**TASK REQUIREMENTS:**
Exactly retype the lines from the top of the data through the line containing "14.3, 13.9, 13.9];", leaving out every picture.
--- start ---
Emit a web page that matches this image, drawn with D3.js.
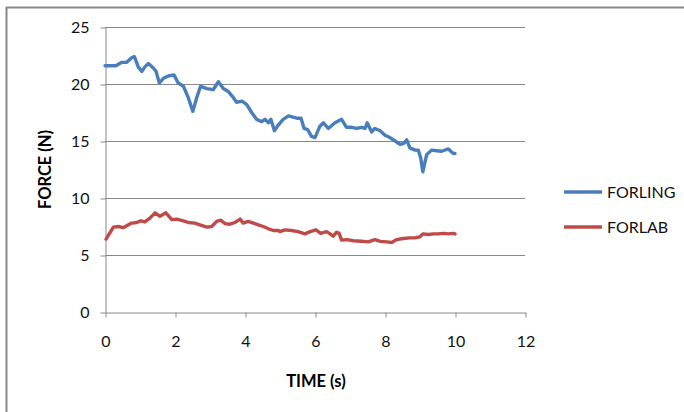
<!DOCTYPE html>
<meta charset="utf-8">
<style>
  body { margin: 0; background: #fff; }
  text { font-family: Lato, "Open Sans", sans-serif; fill: #000; }
  .grid line { stroke: #888; stroke-width: 1; }
  .axis path, .axis line { stroke: #888; }
  .axis text { font-size: 16px; fill: #111; }
  .title { font-size: 16.5px; font-weight: bold; }
  .legend text { font-size: 16px; fill: #111; }
</style>
<svg width="684" height="412"></svg>
<script src="https://cdn.jsdelivr.net/npm/d3@7"></script>
<script>

  // FORLING (blue) readings, time s / force N
  var forlingT = [0, 0.31, 0.48, 0.62, 0.76, 0.84, 0.95, 1.05, 1.14, 1.24, 1.38, 1.46, 1.55, 1.67, 1.81, 1.97,
    2.09, 2.24, 2.38, 2.51, 2.62, 2.73, 2.91, 3.09, 3.24, 3.38, 3.52, 3.67, 3.76, 3.91, 4.05, 4.19, 4.33,
    4.48, 4.57, 4.67, 4.74, 4.84, 4.95, 5.09, 5.24, 5.48, 5.6, 5.69, 5.79, 5.9, 6.0, 6.14, 6.24, 6.38,
    6.57, 6.76, 6.9, 7.05, 7.19, 7.33, 7.43, 7.49, 7.62, 7.71, 7.86, 8.0, 8.14, 8.29, 8.43, 8.54, 8.62,
    8.71, 8.86, 8.95, 9.02, 9.08, 9.19, 9.33, 9.48, 9.62, 9.81, 9.95, 10.0];
  var forlingF = [21.6, 21.6, 21.9, 21.9, 22.3, 22.4, 21.5, 21.1, 21.5, 21.8, 21.4, 21.1, 20.1, 20.5, 20.7, 20.8,
    20.1, 19.8, 18.8, 17.6, 18.8, 19.8, 19.6, 19.5, 20.2, 19.6, 19.35, 18.8, 18.4, 18.5, 18.2, 17.5, 16.9,
    16.7, 16.9, 16.6, 16.9, 15.9, 16.4, 16.9, 17.2, 17.0, 17.0, 16.1, 16.0, 15.4, 15.3, 16.3, 16.6, 16.1,
    16.6, 16.9, 16.2, 16.2, 16.1, 16.2, 16.1, 16.6, 15.8, 16.1, 15.9, 15.5, 15.3, 15.0, 14.7, 14.8, 15.1,
    14.4, 14.2, 14.2, 13.5, 12.3, 13.8, 14.2, 14.15, 14.1, 14.3, 13.9, 13.9];

  // FORLAB (red)
  var forlabT = [0.03, 0.13, 0.24, 0.38, 0.52, 0.67, 0.76, 0.91, 1.02, 1.14, 1.29, 1.43, 1.57, 1.74, 1.91, 2.05,
    2.24, 2.38, 2.57, 2.71, 2.91, 3.05, 3.19, 3.31, 3.43, 3.57, 3.71, 3.86, 3.95, 4.09, 4.24, 4.38, 4.52,
    4.67, 4.81, 4.95, 5.0, 5.14, 5.33, 5.52, 5.71, 5.86, 6.03, 6.16, 6.33, 6.43, 6.52, 6.62, 6.69, 6.76,
    6.91, 7.1, 7.33, 7.52, 7.71, 7.86, 8.05, 8.19, 8.33, 8.52, 8.71, 8.86, 9.0, 9.08, 9.24, 9.38, 9.52,
    9.67, 9.81, 9.95, 10.0];
  var forlabF = [6.4, 6.9, 7.45, 7.5, 7.4, 7.65, 7.8, 7.85, 8.0, 7.9, 8.25, 8.7, 8.4, 8.7, 8.1, 8.15,
    8.0, 7.85, 7.8, 7.65, 7.45, 7.5, 7.95, 8.05, 7.75, 7.7, 7.85, 8.15, 7.8, 7.95, 7.8, 7.65, 7.5,
    7.3, 7.15, 7.15, 7.05, 7.2, 7.15, 7.05, 6.85, 7.05, 7.2, 6.9, 7.05, 6.85, 6.65, 7.0, 6.9, 6.3,
    6.35, 6.25, 6.2, 6.15, 6.35, 6.2, 6.15, 6.1, 6.35, 6.45, 6.5, 6.5, 6.6, 6.85, 6.8, 6.85, 6.85,
    6.9, 6.85, 6.9, 6.85];

  var xTicks = [0, 2, 4, 6, 8, 10, 12];
  var yTicks = [0, 5, 10, 15, 20, 25];

  var series = [
    {name: "FORLING", color: "#4a7ebb", t: forlingT, f: forlingF},
    {name: "FORLAB", color: "#be4b48", t: forlabT, f: forlabF}
  ];

  var svg = d3.select("svg");

  // chart frame
  svg.append("rect")
      .attr("x", 6.5).attr("y", 7.5)
      .attr("width", 720).attr("height", 430)
      .attr("fill", "none").attr("stroke", "#888").attr("stroke-width", 2);

  var x = d3.scaleLinear().domain([0, 12]).range([105, 525]);
  var y = d3.scaleLinear().domain([0, 25]).range([312, 27]);

  // gridlines
  svg.append("g").attr("class", "grid")
    .selectAll("line")
    .data(yTicks.filter(function(d) { return d > 0; }))
    .enter().append("line")
      .attr("x1", x(0)).attr("x2", x(12))
      .attr("y1", function(d) { return Math.round(y(d)) + 0.5; })
      .attr("y2", function(d) { return Math.round(y(d)) + 0.5; });

  svg.append("g").attr("class", "axis")
      .attr("transform", "translate(" + (x(0) + 0.5) + ",0.5)")
      .call(d3.axisLeft(y).tickValues(yTicks).tickSize(5).tickPadding(11).tickSizeOuter(0));

  svg.append("g").attr("class", "axis")
      .attr("transform", "translate(0.5," + (y(0) + 0.5) + ")")
      .call(d3.axisBottom(x).tickValues(xTicks).tickSize(5).tickPadding(18).tickSizeOuter(0));

  svg.append("text").attr("class", "title")
      .attr("transform", "translate(51," + y(12.5) + ") rotate(-90)")
      .attr("text-anchor", "middle")
      .text("FORCE (N)");

  svg.append("text").attr("class", "title")
      .attr("x", 316).attr("y", 387)
      .attr("text-anchor", "middle")
      .text("TIME (s)");

  var line = d3.line()
      .x(function(d) { return x(d[0]); })
      .y(function(d) { return y(d[1]); });

  series.forEach(function(s) {
    svg.append("path")
        .datum(d3.zip(s.t, s.f))
        .attr("fill", "none")
        .attr("stroke", s.color)
        .attr("stroke-width", 3.4)
        .attr("stroke-linejoin", "round")
        .attr("stroke-linecap", "round")
        .attr("d", line);
  });

  var leg = svg.append("g").attr("class", "legend")
    .selectAll("g")
    .data(series)
    .enter().append("g")
      .attr("transform", function(d, i) { return "translate(564," + (192 + i * 35) + ")"; });

  leg.append("line")
      .attr("x1", 0).attr("x2", 38)
      .attr("stroke", function(d) { return d.color; })
      .attr("stroke-width", 3.4);

  leg.append("text")
      .attr("x", 43).attr("dy", "0.35em")
      .text(function(d) { return d.name; });

</script>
--- end ---
**SOLUTION FOR THIS EXERCISE:**
Emit a web page that matches this image, drawn with D3.js.
<!DOCTYPE html>
<meta charset="utf-8">
<style>
  body { margin: 0; background: #fff; }
  text { font-family: Lato, "Open Sans", sans-serif; fill: #000; }
  .grid line { stroke: #888; stroke-width: 1; }
  .axis path, .axis line { stroke: #888; }
  .axis text { font-size: 16px; fill: #111; }
  .title { font-size: 16.5px; font-weight: bold; }
  .legend text { font-size: 16px; fill: #111; }
</style>
<svg width="684" height="412"></svg>
<script src="https://cdn.jsdelivr.net/npm/d3@7"></script>
<script>

  // FORLING (blue) readings, time s / force N
  var forlingT = [0, 0.31, 0.48, 0.62, 0.76, 0.84, 0.95, 1.05, 1.14, 1.24, 1.38, 1.46, 1.55, 1.67, 1.81, 1.97,
    2.09, 2.24, 2.38, 2.51, 2.62, 2.73, 2.91, 3.09, 3.24, 3.38, 3.52, 3.67, 3.76, 3.91, 4.05, 4.19, 4.33,
    4.48, 4.57, 4.67, 4.74, 4.84, 4.95, 5.09, 5.24, 5.48, 5.6, 5.69, 5.79, 5.9, 6.0, 6.14, 6.24, 6.38,
    6.57, 6.76, 6.9, 7.05, 7.19, 7.33, 7.43, 7.49, 7.62, 7.71, 7.86, 8.0, 8.14, 8.29, 8.43, 8.54, 8.62,
    8.71, 8.86, 8.95, 9.02, 9.08, 9.19, 9.33, 9.48, 9.62, 9.81, 9.95, 10.0];
  var forlingF = [21.6, 21.6, 21.9, 21.9, 22.3, 22.4, 21.5, 21.1, 21.5, 21.8, 21.4, 21.1, 20.1, 20.5, 20.7, 20.8,
    20.1, 19.8, 18.8, 17.6, 18.8, 19.8, 19.6, 19.5, 20.2, 19.6, 19.35, 18.8, 18.4, 18.5, 18.2, 17.5, 16.9,
    16.7, 16.9, 16.6, 16.9, 15.9, 16.4, 16.9, 17.2, 17.0, 17.0, 16.1, 16.0, 15.4, 15.3, 16.3, 16.6, 16.1,
    16.6, 16.9, 16.2, 16.2, 16.1, 16.2, 16.1, 16.6, 15.8, 16.1, 15.9, 15.5, 15.3, 15.0, 14.7, 14.8, 15.1,
    14.4, 14.2, 14.2, 13.5, 12.3, 13.8, 14.2, 14.15, 14.1, 14.3, 13.9, 13.9];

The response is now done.